● PROBLEM DETAILS: Give nothing except the number of lines containing the word "with".
## Begin MATERIAL FOR THIS EXERCISE
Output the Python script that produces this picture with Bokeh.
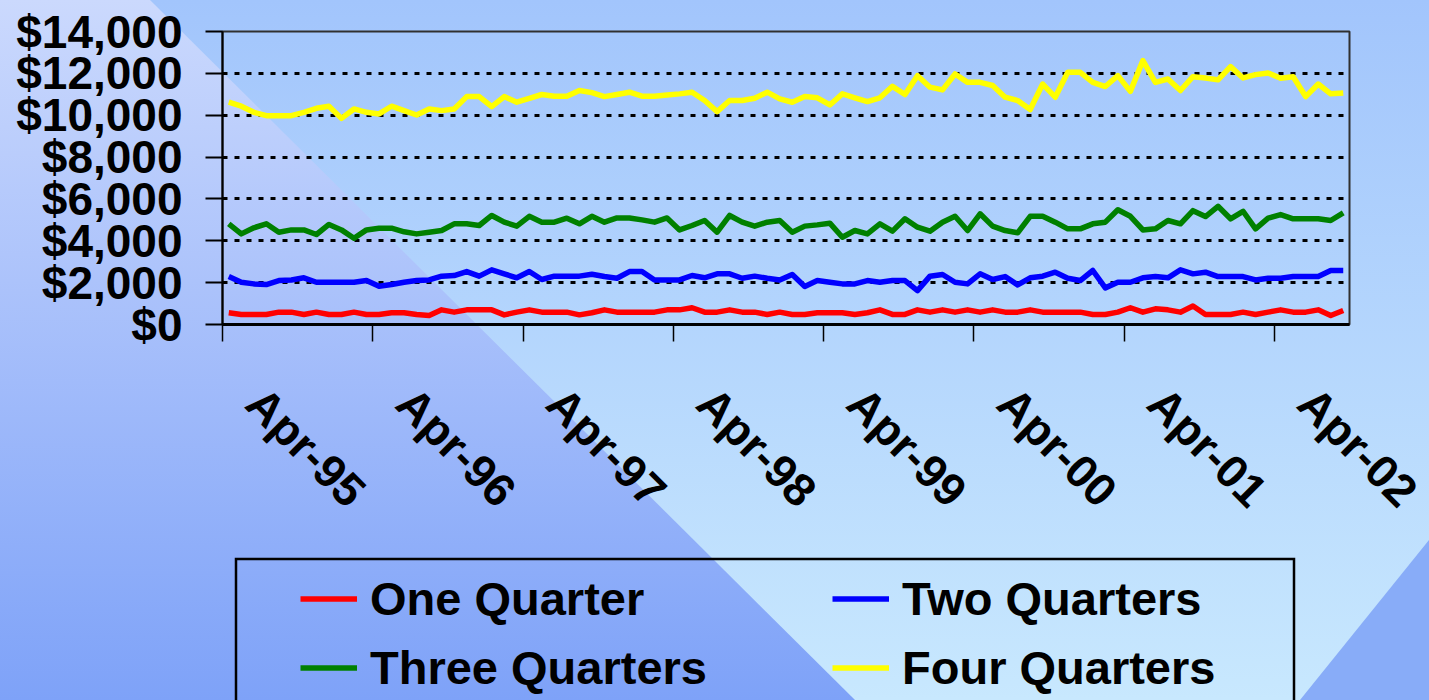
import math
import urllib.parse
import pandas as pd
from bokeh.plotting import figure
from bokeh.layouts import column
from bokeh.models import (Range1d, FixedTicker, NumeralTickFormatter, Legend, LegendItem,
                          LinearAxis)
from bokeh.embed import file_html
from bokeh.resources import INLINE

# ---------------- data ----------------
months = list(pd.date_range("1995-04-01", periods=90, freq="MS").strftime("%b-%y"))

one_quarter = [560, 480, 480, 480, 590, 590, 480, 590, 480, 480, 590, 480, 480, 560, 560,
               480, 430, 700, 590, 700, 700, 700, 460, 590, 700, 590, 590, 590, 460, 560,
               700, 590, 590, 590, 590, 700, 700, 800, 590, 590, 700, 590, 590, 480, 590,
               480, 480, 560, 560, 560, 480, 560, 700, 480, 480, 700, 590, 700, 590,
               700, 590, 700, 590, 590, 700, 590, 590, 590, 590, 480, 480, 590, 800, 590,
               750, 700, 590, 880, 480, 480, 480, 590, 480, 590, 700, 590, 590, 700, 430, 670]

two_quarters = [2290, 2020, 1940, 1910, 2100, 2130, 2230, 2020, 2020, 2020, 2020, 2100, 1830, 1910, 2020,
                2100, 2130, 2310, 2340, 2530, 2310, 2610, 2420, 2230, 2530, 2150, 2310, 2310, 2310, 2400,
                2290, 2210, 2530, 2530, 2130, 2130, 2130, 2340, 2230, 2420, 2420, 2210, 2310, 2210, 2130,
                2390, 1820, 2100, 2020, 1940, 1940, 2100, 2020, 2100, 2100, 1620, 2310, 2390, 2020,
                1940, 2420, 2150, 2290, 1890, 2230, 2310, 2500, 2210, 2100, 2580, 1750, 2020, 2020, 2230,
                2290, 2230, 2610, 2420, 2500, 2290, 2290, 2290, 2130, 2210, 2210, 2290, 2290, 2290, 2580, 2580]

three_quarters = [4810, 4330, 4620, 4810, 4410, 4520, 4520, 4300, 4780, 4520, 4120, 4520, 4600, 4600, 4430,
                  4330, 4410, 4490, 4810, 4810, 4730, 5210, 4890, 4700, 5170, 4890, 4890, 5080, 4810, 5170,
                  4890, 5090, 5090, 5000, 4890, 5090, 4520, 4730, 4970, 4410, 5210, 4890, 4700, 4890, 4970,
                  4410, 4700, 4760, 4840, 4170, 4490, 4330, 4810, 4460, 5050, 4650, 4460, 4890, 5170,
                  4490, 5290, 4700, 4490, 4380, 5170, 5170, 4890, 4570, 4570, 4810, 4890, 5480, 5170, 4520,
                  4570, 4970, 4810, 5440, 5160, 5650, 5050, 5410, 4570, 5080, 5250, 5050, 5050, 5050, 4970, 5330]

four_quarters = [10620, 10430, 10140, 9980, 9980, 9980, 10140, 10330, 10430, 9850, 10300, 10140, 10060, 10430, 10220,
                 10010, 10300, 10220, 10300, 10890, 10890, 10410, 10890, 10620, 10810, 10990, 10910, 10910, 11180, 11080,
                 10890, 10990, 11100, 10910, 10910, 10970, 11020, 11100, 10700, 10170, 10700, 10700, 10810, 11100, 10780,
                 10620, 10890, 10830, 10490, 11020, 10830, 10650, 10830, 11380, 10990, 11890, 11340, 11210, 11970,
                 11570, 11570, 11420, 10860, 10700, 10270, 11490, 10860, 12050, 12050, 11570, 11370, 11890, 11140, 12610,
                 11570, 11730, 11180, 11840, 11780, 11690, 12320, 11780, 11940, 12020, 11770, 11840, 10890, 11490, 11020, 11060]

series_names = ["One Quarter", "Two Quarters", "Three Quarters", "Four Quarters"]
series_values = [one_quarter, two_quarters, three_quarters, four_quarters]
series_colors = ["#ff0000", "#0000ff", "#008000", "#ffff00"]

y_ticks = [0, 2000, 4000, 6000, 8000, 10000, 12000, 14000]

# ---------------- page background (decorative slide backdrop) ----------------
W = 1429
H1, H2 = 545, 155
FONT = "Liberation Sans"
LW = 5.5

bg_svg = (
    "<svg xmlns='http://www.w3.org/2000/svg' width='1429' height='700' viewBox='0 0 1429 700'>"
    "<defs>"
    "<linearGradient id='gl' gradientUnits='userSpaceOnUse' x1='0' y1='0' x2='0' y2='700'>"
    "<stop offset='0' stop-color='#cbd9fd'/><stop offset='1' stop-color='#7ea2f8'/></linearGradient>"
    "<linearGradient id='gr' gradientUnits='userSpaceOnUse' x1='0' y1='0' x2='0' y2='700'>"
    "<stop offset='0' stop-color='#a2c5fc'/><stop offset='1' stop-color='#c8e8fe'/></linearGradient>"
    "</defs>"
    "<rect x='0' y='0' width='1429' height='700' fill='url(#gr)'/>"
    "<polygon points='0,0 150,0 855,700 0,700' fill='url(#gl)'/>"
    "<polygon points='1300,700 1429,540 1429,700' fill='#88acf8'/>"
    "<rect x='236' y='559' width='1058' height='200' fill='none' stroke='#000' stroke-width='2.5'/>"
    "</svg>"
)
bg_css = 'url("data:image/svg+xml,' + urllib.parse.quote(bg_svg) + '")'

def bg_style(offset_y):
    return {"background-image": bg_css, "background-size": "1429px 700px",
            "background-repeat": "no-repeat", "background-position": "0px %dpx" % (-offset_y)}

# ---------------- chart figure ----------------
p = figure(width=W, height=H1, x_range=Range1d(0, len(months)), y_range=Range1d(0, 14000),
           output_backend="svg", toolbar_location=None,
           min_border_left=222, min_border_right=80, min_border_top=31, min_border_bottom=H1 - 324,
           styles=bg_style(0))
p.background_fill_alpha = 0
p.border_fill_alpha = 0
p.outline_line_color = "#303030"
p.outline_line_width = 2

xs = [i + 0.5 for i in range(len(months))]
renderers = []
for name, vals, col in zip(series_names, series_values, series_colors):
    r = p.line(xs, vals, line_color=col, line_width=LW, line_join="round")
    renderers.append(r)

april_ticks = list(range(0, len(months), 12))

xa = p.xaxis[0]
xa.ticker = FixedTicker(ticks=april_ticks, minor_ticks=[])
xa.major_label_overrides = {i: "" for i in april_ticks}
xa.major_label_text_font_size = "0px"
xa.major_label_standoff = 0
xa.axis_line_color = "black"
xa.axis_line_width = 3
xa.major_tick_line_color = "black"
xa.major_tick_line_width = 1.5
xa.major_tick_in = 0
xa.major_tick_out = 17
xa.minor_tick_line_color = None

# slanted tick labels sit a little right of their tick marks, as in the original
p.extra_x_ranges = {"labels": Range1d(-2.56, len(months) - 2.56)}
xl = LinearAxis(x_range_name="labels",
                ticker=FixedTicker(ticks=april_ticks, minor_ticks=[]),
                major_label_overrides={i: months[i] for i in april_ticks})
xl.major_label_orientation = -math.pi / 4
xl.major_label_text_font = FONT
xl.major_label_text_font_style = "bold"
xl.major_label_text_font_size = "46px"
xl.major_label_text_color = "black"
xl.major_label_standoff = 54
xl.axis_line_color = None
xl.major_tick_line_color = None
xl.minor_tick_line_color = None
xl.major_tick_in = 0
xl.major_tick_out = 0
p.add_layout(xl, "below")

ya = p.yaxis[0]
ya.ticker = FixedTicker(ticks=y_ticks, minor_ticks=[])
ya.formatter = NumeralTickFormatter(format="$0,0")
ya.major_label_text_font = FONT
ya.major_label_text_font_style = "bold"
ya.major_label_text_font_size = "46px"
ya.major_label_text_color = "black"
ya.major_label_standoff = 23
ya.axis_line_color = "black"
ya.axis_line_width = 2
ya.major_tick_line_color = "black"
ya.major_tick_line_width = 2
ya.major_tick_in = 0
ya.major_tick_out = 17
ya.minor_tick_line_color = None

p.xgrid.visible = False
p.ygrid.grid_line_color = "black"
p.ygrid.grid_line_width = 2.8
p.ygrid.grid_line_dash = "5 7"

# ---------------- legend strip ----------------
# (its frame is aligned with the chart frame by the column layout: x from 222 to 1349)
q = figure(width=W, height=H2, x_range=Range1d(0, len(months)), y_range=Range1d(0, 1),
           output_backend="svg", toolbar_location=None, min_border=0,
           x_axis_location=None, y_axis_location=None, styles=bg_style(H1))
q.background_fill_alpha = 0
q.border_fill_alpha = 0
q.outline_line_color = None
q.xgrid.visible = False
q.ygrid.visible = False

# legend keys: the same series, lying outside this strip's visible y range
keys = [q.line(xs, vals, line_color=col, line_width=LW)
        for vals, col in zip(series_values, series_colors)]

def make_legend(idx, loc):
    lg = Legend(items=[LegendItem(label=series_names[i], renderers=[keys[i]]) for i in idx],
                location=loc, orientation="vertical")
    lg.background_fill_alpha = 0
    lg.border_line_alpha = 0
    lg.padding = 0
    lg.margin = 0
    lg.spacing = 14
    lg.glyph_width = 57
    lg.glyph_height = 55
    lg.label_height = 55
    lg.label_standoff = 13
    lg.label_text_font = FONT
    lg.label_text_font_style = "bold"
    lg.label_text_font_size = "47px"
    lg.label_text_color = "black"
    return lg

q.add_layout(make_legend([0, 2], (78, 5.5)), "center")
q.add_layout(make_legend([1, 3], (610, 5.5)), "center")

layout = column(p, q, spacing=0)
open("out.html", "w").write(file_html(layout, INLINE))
## End MATERIAL FOR THIS EXERCISE
## Begin MATERIAL FOR THIS EXERCISE
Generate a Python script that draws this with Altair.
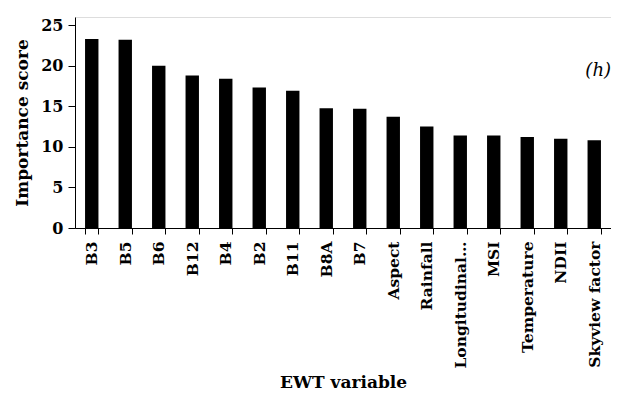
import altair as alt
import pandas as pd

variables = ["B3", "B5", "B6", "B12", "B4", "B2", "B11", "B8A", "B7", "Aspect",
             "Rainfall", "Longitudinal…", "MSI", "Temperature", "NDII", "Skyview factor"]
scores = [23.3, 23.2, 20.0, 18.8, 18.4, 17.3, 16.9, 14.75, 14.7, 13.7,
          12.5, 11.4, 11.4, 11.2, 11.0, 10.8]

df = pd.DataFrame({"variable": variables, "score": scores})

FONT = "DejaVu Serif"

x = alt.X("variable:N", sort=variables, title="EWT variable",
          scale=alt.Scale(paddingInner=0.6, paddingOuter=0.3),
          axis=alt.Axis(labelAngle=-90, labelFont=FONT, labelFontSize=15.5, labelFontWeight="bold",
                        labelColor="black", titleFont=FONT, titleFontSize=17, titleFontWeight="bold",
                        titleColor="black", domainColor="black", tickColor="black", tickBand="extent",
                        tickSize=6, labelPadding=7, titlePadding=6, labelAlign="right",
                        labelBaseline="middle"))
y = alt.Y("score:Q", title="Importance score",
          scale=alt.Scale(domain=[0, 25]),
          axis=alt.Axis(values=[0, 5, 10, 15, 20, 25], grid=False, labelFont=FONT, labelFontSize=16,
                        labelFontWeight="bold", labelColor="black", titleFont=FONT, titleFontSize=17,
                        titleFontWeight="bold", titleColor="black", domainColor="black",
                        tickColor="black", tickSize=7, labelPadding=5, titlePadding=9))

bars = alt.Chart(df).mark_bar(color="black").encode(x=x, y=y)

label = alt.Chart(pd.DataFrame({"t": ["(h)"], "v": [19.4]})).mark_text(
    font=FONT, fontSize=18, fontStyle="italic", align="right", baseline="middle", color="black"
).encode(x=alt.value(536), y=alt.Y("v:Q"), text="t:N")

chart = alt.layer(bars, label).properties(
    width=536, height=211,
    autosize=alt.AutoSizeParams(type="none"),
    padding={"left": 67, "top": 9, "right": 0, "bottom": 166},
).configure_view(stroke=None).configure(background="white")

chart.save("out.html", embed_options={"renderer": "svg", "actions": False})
## End MATERIAL FOR THIS EXERCISE
● REPLY: 3